The IRS risks falling short of the objectives of three major goal-setting agendas if it doesn't expand its digital program so that it works directly with taxpayers, the Treasury Inspector General for Tax Administration (TIGTA) said in an audit report.
TIGTA issued the audit report of the Taxpayer Digital Communication (TDC) program — titled More Should Be Done to Increase Use and Availability of the IRS's Taxpayer Digital Communication Tools — earlier this month.
"Without commitment by IRS leadership to significantly expand the TDC program into IRS functions and operations that work directly with taxpayers, the IRS may be unable to meet the stated rights, goals, and objectives of the Taxpayer Bill of Rights, the IRS Strategic Plan, and the Taxpayer Experience Strategy," said the audit report from Heather M. Hill, deputy inspector general for audit.

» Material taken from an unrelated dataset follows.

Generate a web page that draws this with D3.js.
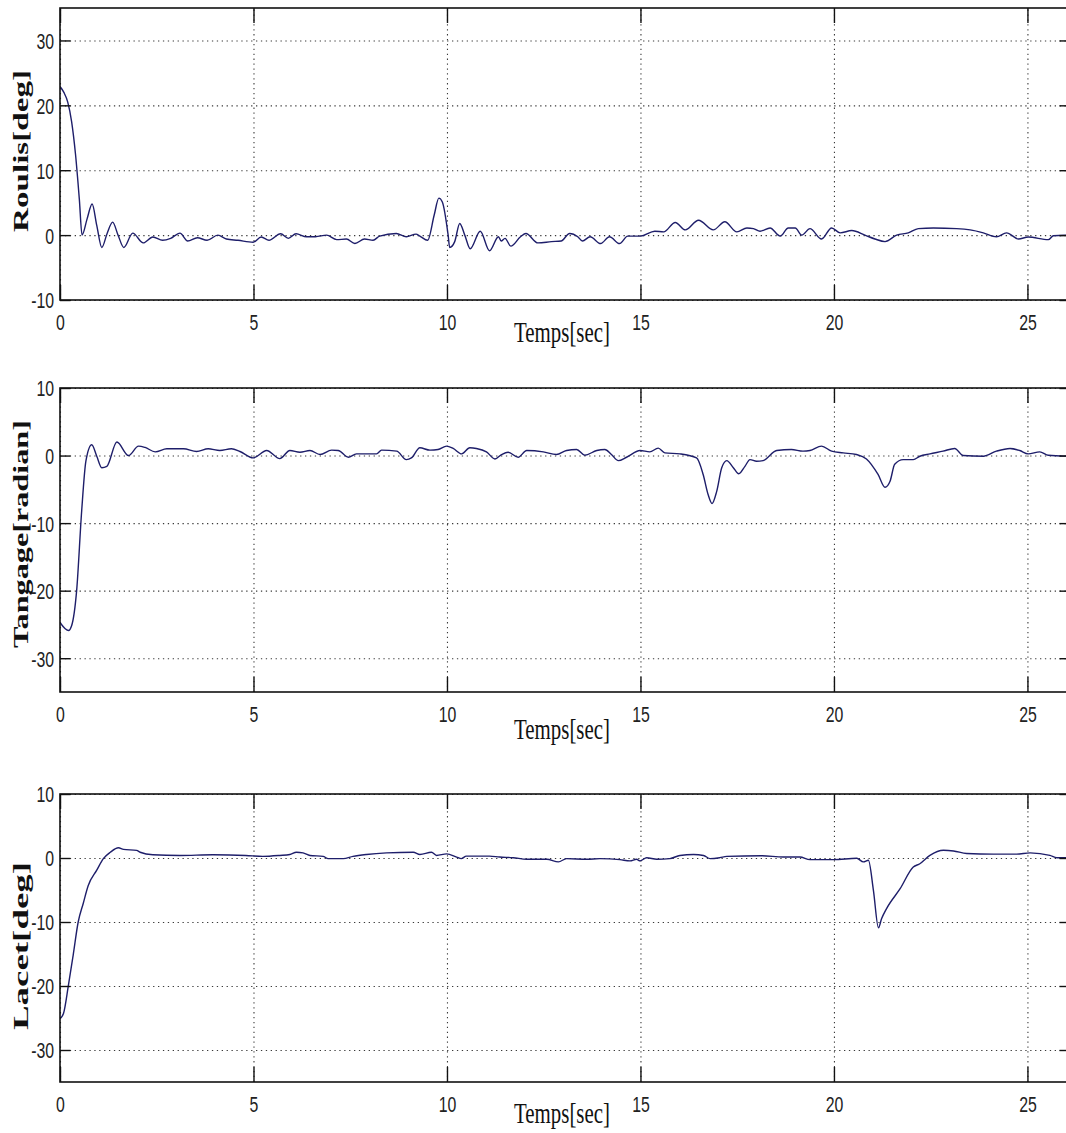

TIGTA made five recommendations:
- leveraging lessons learned to expand digital communication to all taxpayers.
- reevaluating the level of assurance necessary for TDC installations.
- developing and implementing an evaluation plan to assess the TDC program and its management of TDC installations.
- developing a method by which information is obtained from all stakeholders to determine why users may not be interested in TDC installations, what barriers to adoption exist, and how IRS employees can support taxpayer adoption.
- establishing an office that would be responsible to coordinate and manage the expansion and use of digital communication across stakeholders.
IRS management agreed with the second recommendation and said it would reevaluate the level of assurance necessary for TDC installations. It indicated that it had already implemented the other four recommendations. TIGTA, however, said the IRS descriptions of the corrective actions taken were "not entirely responsive" to the recommendations.
The TDC program has its roots in the Office of Online Services (OLS), which the IRS created in July 2011 to move toward digital communications, including the streamlining of the filing and processing of tax forms. In 2013, OLS began a partnership with IRS business operations to use products that would update processes for digital communication. That initiative eventually was called the TDC program, which was officially established with the OLS in December 2020.
TIGTA and the IRS don't agree on all of the objectives of the TDC program. For example, the audit report stated that the IRS planned to use secure messaging and digital communication as "a tool for taxpayers to increase self-sufficiency and decrease reliance on IRS employees to complete simpler tasks."
OLS Director Karen Howard wrote in her response to the audit report, contained in an appendix in the report, that the statement "misrepresents the goal of secure messaging. Self-sufficiency and decreased reliance are not and never were the goals of secure messaging."
Digital communications should be a priority for the IRS, the audit report said, because they have the potential of allowing the agency to resolve taxpayer issues more efficiently; they can save money; and they can allow the IRS to better communicate with taxpayers in a time when the agency is trying to process millions of backlogged paper tax returns, amended tax returns, and other return-related transactions.
The IRS hasn't implemented the TDC program appropriately, the audit report said. For example, the IRS didn't "proactively identify IRS functions or operations for which digital communication may have provided sizable benefits for both taxpayers and IRS employees," it said. Instead, "any IRS program, function, or business unit wishing to explore a digital communication installation was allowed to express interest," it said.
In addition, TIGTA found the IRS had no performance measures for the TDC program office, and "none of the offices or programs involved in the TDC installations were required to provide any cost-benefit analyses."
Howard said that TIGTA underestimated "the complexity of launching new installations in different areas" and that the IRS did have goals and objectives, which were provided to TIGTA.
In her conclusion, Howard wrote: "As the TDC capability adds more installations and grows, we expect more taxpayers will choose this virtual channel, creating an improved customer experience. … While it is still very early in the process, we anticipate that some of the service transformation work made possible by the Inflation Reduction Act of 2022 will include further TDC expansion."
Howard was referring to the $80 billion over 10 years that Congress appropriated to the IRS through the Inflation Reduction Act, P.L. 117-169.